__Problem statement__: Take the lines from the beginning of the material through the line containing "(493,330) (482,363) (470,387)" and retype them exactly, leaving the pictures out.

○ ○ ○

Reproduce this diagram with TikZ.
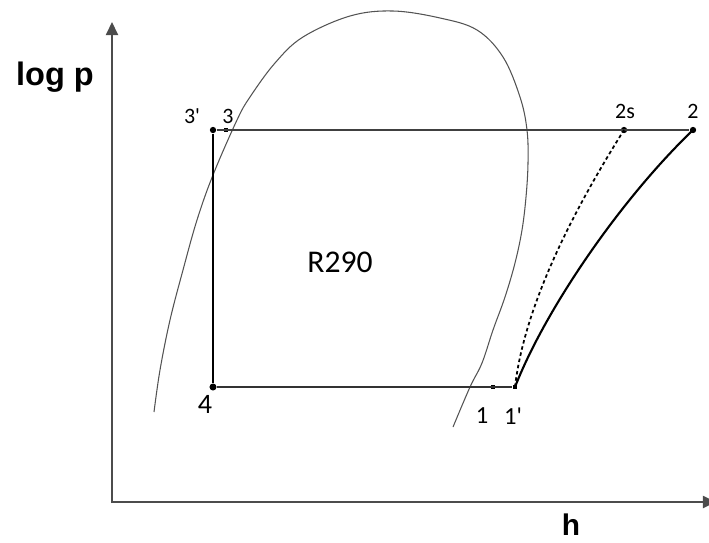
\documentclass[tikz,border=0pt]{standalone}
\usepackage{fontspec}
\setmainfont{Carlito}[Ligatures=TeXOff]
\newfontfamily\axisfont{Liberation Sans}
\usetikzlibrary{arrows.meta}

\begin{document}
\begin{tikzpicture}[x=0.02cm, y=-0.02cm,
    statedot/.style={circle, fill=black, inner sep=0pt, minimum size=3.6pt},
    statesq/.style={rectangle, fill=black, inner sep=0pt, minimum size=2.8pt},
    statelabel/.style={font=\fontsize{12.5}{14}\selectfont},
    axislabel/.style={font=\axisfont\bfseries\fontsize{18.5}{20}\selectfont},
    axisline/.style={gray!60!black, line width=0.8pt, -{Triangle[length=7.5pt, width=7pt]}}]
\useasboundingbox (0,0) rectangle (709,542);

% axes
\coordinate (origin) at (111,502);
\coordinate (ptop) at (112,22);
\coordinate (hend) at (716,502);
\draw[axisline] (112,503) -- (ptop);
\draw[axisline] (origin) -- (hend);
\node[axislabel] (logp) at (55,77) {log p};
\node[axislabel, anchor=south, inner sep=0pt, font=\axisfont\bfseries\fontsize{17}{19}\selectfont] (hlabel) at (571,536) {h};

% saturation dome
\draw[gray!65!black, line width=0.6pt] plot[smooth, tension=0.6] coordinates {
  (154,412) (160,370) (170,320) (183,270) (197,220) (213,175) (237,120)
  (250,97) (275,63) (303,37) (350,16) (393,11) (440,18) (477,30) (503,57)
  (520,97) (527,130) (528,163) (526,197) (522,230) (515,263) (505,297)
  (493,330) (482,363) (470,387) (453,427)};

% state points
\node[statedot] (s3p) at (213,130) {};
\node[statesq]  (s3)  at (226,130) {};
\node[statedot] (s2s) at (624,130) {};
\node[statedot] (s2)  at (693,130) {};
\node[statedot, minimum size=4pt] (s4) at (213,387) {};
\node[statesq]  (s1)  at (493,387) {};
\node[statesq]  (s1p) at (515,387) {};

% cycle
\draw[gray!50!black, line width=0.7pt] (s3p) -- (s2);
\draw[black, line width=1.3pt] (s3p) -- (s4);
\draw[gray!40!black, line width=1pt] (s4) -- (s1p);
\draw[black, line width=1.2pt] (s1p.center) .. controls (545,310) and (620,200) .. (s2.center);
\draw[black, line width=1pt, dash pattern=on 2pt off 1.6pt]
  (s1p.center) .. controls (525,300) and (580,200) .. (s2s.center);

% labels
\node[statelabel] (l3p) at (192,116) {3'};
\node[statelabel] (l3)  at (228,116) {3};
\node[statelabel] (l2s) at (625,111) {2s};
\node[statelabel] (l2)  at (693,111) {2};
\node[font=\fontsize{16}{18}\selectfont] (l4) at (205,404) {4};
\node[font=\fontsize{14}{16}\selectfont] (l1)  at (482,416) {1};
\node[font=\fontsize{14}{16}\selectfont] (l1p) at (513,416) {1'};
\node[font=\fontsize{18}{20}\selectfont] (fluid) at (340,262) {R290};
\end{tikzpicture}
\end{document}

○ ○ ○

__Solution__:
Reproduce this diagram with TikZ.
\documentclass[tikz,border=0pt]{standalone}
\usepackage{fontspec}
\setmainfont{Carlito}[Ligatures=TeXOff]
\newfontfamily\axisfont{Liberation Sans}
\usetikzlibrary{arrows.meta}

\begin{document}
\begin{tikzpicture}[x=0.02cm, y=-0.02cm,
    statedot/.style={circle, fill=black, inner sep=0pt, minimum size=3.6pt},
    statesq/.style={rectangle, fill=black, inner sep=0pt, minimum size=2.8pt},
    statelabel/.style={font=\fontsize{12.5}{14}\selectfont},
    axislabel/.style={font=\axisfont\bfseries\fontsize{18.5}{20}\selectfont},
    axisline/.style={gray!60!black, line width=0.8pt, -{Triangle[length=7.5pt, width=7pt]}}]
\useasboundingbox (0,0) rectangle (709,542);

% axes
\coordinate (origin) at (111,502);
\coordinate (ptop) at (112,22);
\coordinate (hend) at (716,502);
\draw[axisline] (112,503) -- (ptop);
\draw[axisline] (origin) -- (hend);
\node[axislabel] (logp) at (55,77) {log p};
\node[axislabel, anchor=south, inner sep=0pt, font=\axisfont\bfseries\fontsize{17}{19}\selectfont] (hlabel) at (571,536) {h};

% saturation dome
\draw[gray!65!black, line width=0.6pt] plot[smooth, tension=0.6] coordinates {
  (154,412) (160,370) (170,320) (183,270) (197,220) (213,175) (237,120)
  (250,97) (275,63) (303,37) (350,16) (393,11) (440,18) (477,30) (503,57)
  (520,97) (527,130) (528,163) (526,197) (522,230) (515,263) (505,297)
  (493,330) (482,363) (470,387) (453,427)};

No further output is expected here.